Your recipe looks pretty legit. Matzoh balls without poultry fat ought to be considered a crime against humanity (chicken is traditional, of course, but I've had amazing results with duck fat and goose fat). In my family, we get the fluffy texture by separating the eggs, beating the whites into firm peaks, and then recombining everything. And yes, boiling the matzoh balls in the chicken soup would make it cloudy.

99bonk said...

My sister made the lightest, fluffiest, tastiest matzoh balls ever - she froze the uncooked matzo balls, which puffed up when tossed into boiling salted water. She also included chopped parsley in her matzo ball mix - just enough to give elegant little green flecks to the finished balls.

Anonymous said...

Did I tell you how much I love you Chef John! We watch your videos all the time even if we are not cooking! haha! thank you for bringing fun to the table! Maria,

Anonymous said...

Did I tell you how much I love you Chef John! We watch your videos all the time even if we are not cooking! haha! thank you for bringing fun to the table! Maria,

Unknown said...

Umm, has no one ever told you about the raging argument about matzah balls?
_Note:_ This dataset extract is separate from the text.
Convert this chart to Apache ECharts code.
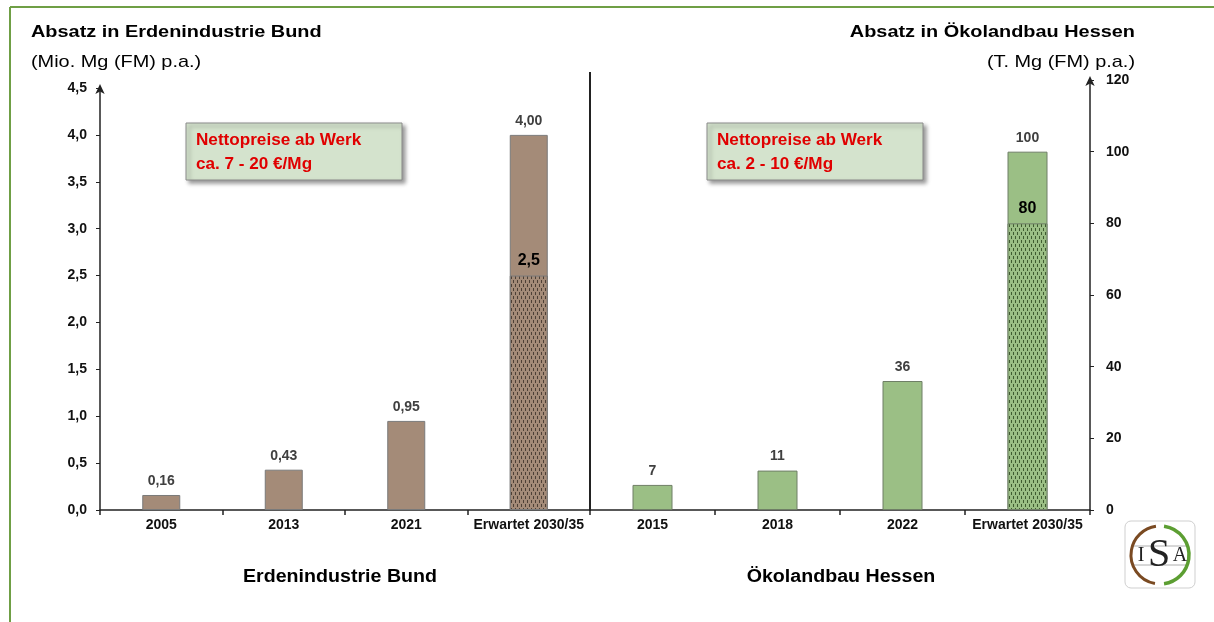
<!DOCTYPE html>
<html>
<head>
<meta charset="utf-8">
<script src="https://cdn.jsdelivr.net/npm/echarts@6/dist/echarts.min.js"></script>
<style>
  html, body { margin: 0; padding: 0; background: #fff; }
  #main { width: 1214px; height: 622px; }
</style>
</head>
<body>
<div id="main"></div>
<script>
let log = console.log.bind(console)

// Daten Erdenindustrie Bund (Mio. Mg)
const catsBund = ['2005', '2013', '2021', 'Erwartet 2030/35']
const absatzBund = [0.16, 0.43, 0.95, 4.00]
const sicherBund = [null, null, null, 2.5]

// Daten Ökolandbau Hessen (T. Mg)
const catsHessen = ['2015', '2018', '2022', 'Erwartet 2030/35']
const absatzHessen = [7, 11, 36, 100]
const sicherHessen = [null, null, null, 80]

// Achsen
const achseBund = { min: 0, max: 4.5, step: 0.5 }
const achseHessen = { min: 0, max: 120, step: 20 }

const font = 'Liberation Sans, Arial, sans-serif'
const braun = '#a48b78'
const gruen = '#9bbf85'

// kleines Muster mit Strichen für den erwarteten Anteil
let muster = function(base, dash) {
    let c = document.createElement('canvas')
    c.width = 4
    c.height = 8
    let ctx = c.getContext('2d')
    ctx.fillStyle = base
    ctx.fillRect(0, 0, 4, 8)
    ctx.fillStyle = dash
    ctx.fillRect(1, 0, 1, 3)
    ctx.fillRect(3, 4, 1, 3)
    return { image: c, repeat: 'repeat' }
}

let komma = function(v, d) {
    return v.toFixed(d).replace('.', ',')
}

let myChart = echarts.init(document.getElementById('main'))

let xAchse = function(cats, idx) {
    return {
        type: 'category',
        gridIndex: idx,
        data: cats,
        axisLine: { lineStyle: { color: '#222', width: 1.5 } },
        axisTick: { show: true, length: 5, lineStyle: { color: '#222', width: 1.5 } },
        axisLabel: { interval: 0, color: '#111', fontWeight: 'bold', fontSize: 14, fontFamily: font, margin: 8 }
    }
}

let yAchse = function(a, idx, pos, rand, fmt) {
    return {
        type: 'value',
        gridIndex: idx,
        position: pos,
        min: a.min,
        max: a.max,
        interval: a.step,
        splitLine: { show: false },
        axisLine: {
            show: true,
            symbol: ['none', 'arrow'],
            symbolSize: [7, 10],
            symbolOffset: [0, 4],
            lineStyle: { color: '#222', width: 1.5 }
        },
        axisTick: { show: true, length: 4, lineStyle: { color: '#222', width: 1 } },
        axisLabel: {
            color: '#111', fontWeight: 'bold', fontSize: 14, fontFamily: font, margin: rand,
            formatter: fmt
        }
    }
}

// Text mit horizontaler Streckung wie im Original
let text = function(x, y, s, f, align, sx) {
    return {
        type: 'text', x: x, y: y, scaleX: sx || 1.17,
        style: { text: s, fill: '#000', font: f, textAlign: align || 'left', textVerticalAlign: 'middle' }
    }
}

let box = function(x, lines) {
    let a = text(x + 10, 141, lines[0], 'bold 16px ' + font, 'left', 1.07)
    let b = text(x + 10, 165, lines[1], 'bold 16px ' + font, 'left', 1.07)
    a.style.fill = '#e00000'
    b.style.fill = '#e00000'
    return [
        {
            type: 'rect',
            shape: { x: x, y: 123, width: 216, height: 57 },
            style: {
                fill: '#d4e3cd', stroke: '#8a8a8a', lineWidth: 1,
                shadowBlur: 4, shadowOffsetX: 3, shadowOffsetY: 3, shadowColor: 'rgba(0,0,0,0.4)'
            }
        },
        a,
        b
    ]
}

let logo = [
    {
        type: 'rect',
        shape: { x: 1125, y: 521, width: 70, height: 67, r: 6 },
        style: { fill: '#fff', stroke: '#cfcfcf', lineWidth: 1 }
    },
    { type: 'line', shape: { x1: 1133, y1: 546, x2: 1188, y2: 546 }, style: { stroke: '#999', lineWidth: 0.8 } },
    { type: 'line', shape: { x1: 1133, y1: 565, x2: 1188, y2: 565 }, style: { stroke: '#999', lineWidth: 0.8 } },
    {
        type: 'arc',
        shape: { cx: 1160, cy: 555, r: 29, startAngle: Math.PI * 100 / 180, endAngle: Math.PI * 262 / 180 },
        style: { stroke: '#7a4a22', lineWidth: 3, fill: null }
    },
    {
        type: 'arc',
        shape: { cx: 1160, cy: 555, r: 29, startAngle: -Math.PI * 82 / 180, endAngle: Math.PI * 82 / 180 },
        style: { stroke: '#5c9e32', lineWidth: 3.5, fill: null }
    },
    {
        type: 'text', x: 1141, y: 556,
        style: { text: 'I', fill: '#222', font: '20px Liberation Serif, serif', textAlign: 'center', textVerticalAlign: 'middle' }
    },
    {
        type: 'text', x: 1159, y: 555,
        style: { text: 'S', fill: '#222', font: '40px Liberation Serif, serif', textAlign: 'center', textVerticalAlign: 'middle' }
    },
    {
        type: 'text', x: 1180, y: 556,
        style: { text: 'A', fill: '#222', font: '20px Liberation Serif, serif', textAlign: 'center', textVerticalAlign: 'middle' }
    }
]

let texte = [
    // grüner Rahmen
    { type: 'line', shape: { x1: 10, y1: 7, x2: 1214, y2: 7 }, style: { stroke: '#6f9f45', lineWidth: 2 } },
    { type: 'line', shape: { x1: 10, y1: 7, x2: 10, y2: 622 }, style: { stroke: '#6f9f45', lineWidth: 2 } },
    // Trennlinie
    { type: 'line', shape: { x1: 590, y1: 72, x2: 590, y2: 511 }, style: { stroke: '#222', lineWidth: 2 } },
    text(31, 32, 'Absatz in Erdenindustrie Bund', 'bold 17px ' + font),
    text(31, 62, '(Mio. Mg (FM) p.a.)', '17px ' + font),
    text(1135, 32, 'Absatz in Ökolandbau Hessen', 'bold 17px ' + font, 'right'),
    text(1135, 62, '(T. Mg (FM) p.a.)', '17px ' + font, 'right'),
    text(340, 577, 'Erdenindustrie Bund', 'bold 18px ' + font, 'center', 1.09),
    text(841, 577, 'Ökolandbau Hessen', 'bold 18px ' + font, 'center', 1.09)
]
.concat(box(186, ['Nettopreise ab Werk', 'ca. 7 - 20 €/Mg']))
.concat(box(707, ['Nettopreise ab Werk', 'ca. 2 - 10 €/Mg']))
.concat(logo)

let obenLabel = function(fmt) {
    return {
        show: true, position: 'top', distance: 7,
        color: '#404040', fontWeight: 'bold', fontSize: 14, fontFamily: font,
        formatter: fmt
    }
}

let innenLabel = function(fmt) {
    return {
        show: true, position: 'top', distance: 7,
        color: '#000', fontWeight: 'bold', fontSize: 16, fontFamily: font,
        formatter: fmt
    }
}

let option = {
    animation: false,
    backgroundColor: '#fff',
    grid: [
        { left: 100, right: 624, top: 88, bottom: 112 },
        { left: 590, right: 124, top: 80, bottom: 112 }
    ],
    xAxis: [xAchse(catsBund, 0), xAchse(catsHessen, 1)],
    yAxis: [
        yAchse(achseBund, 0, 'left', 13, function(v) { return komma(v, 1) }),
        yAchse(achseHessen, 1, 'right', 16, function(v) { return v })
    ],
    graphic: { elements: texte },
    series: [
        {
            name: 'Bund',
            type: 'bar',
            xAxisIndex: 0, yAxisIndex: 0,
            data: absatzBund,
            barWidth: 38,
            itemStyle: { color: braun, borderColor: '#7a7a7a', borderWidth: 1 },
            label: obenLabel(function(p) { return komma(p.value, 2) })
        },
        {
            name: 'Bund erwartet',
            type: 'bar',
            xAxisIndex: 0, yAxisIndex: 0,
            data: sicherBund,
            barWidth: 38,
            barGap: '-100%',
            itemStyle: { color: muster(braun, '#4e4036'), borderColor: '#7a7a7a', borderWidth: 1 },
            label: innenLabel(function(p) { return komma(p.value, 1) })
        },
        {
            name: 'Hessen',
            type: 'bar',
            xAxisIndex: 1, yAxisIndex: 1,
            data: absatzHessen,
            barWidth: 40,
            itemStyle: { color: gruen, borderColor: '#6f7f66', borderWidth: 1 },
            label: obenLabel(function(p) { return p.value })
        },
        {
            name: 'Hessen erwartet',
            type: 'bar',
            xAxisIndex: 1, yAxisIndex: 1,
            data: sicherHessen,
            barWidth: 40,
            barGap: '-100%',
            itemStyle: { color: muster(gruen, '#3f5c30'), borderColor: '#6f7f66', borderWidth: 1 },
            label: innenLabel(function(p) { return p.value })
        }
    ]
}

myChart.setOption(option)
</script>
</body>
</html>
Not all of us want them soft and fluffy! Some people like them dense and chewy, what we kids called bullets, and what other people have called sinkers, as opposed to floaters.

As a young wife I worked very hard on my technique, which I have taught others, to make sure that my matzah balls stay nice and dense. My family would riot at the table if I served them soft matzah balls, and then they would have me committed.

Soft matzah balls taste good, chewy matzah balls taste even better.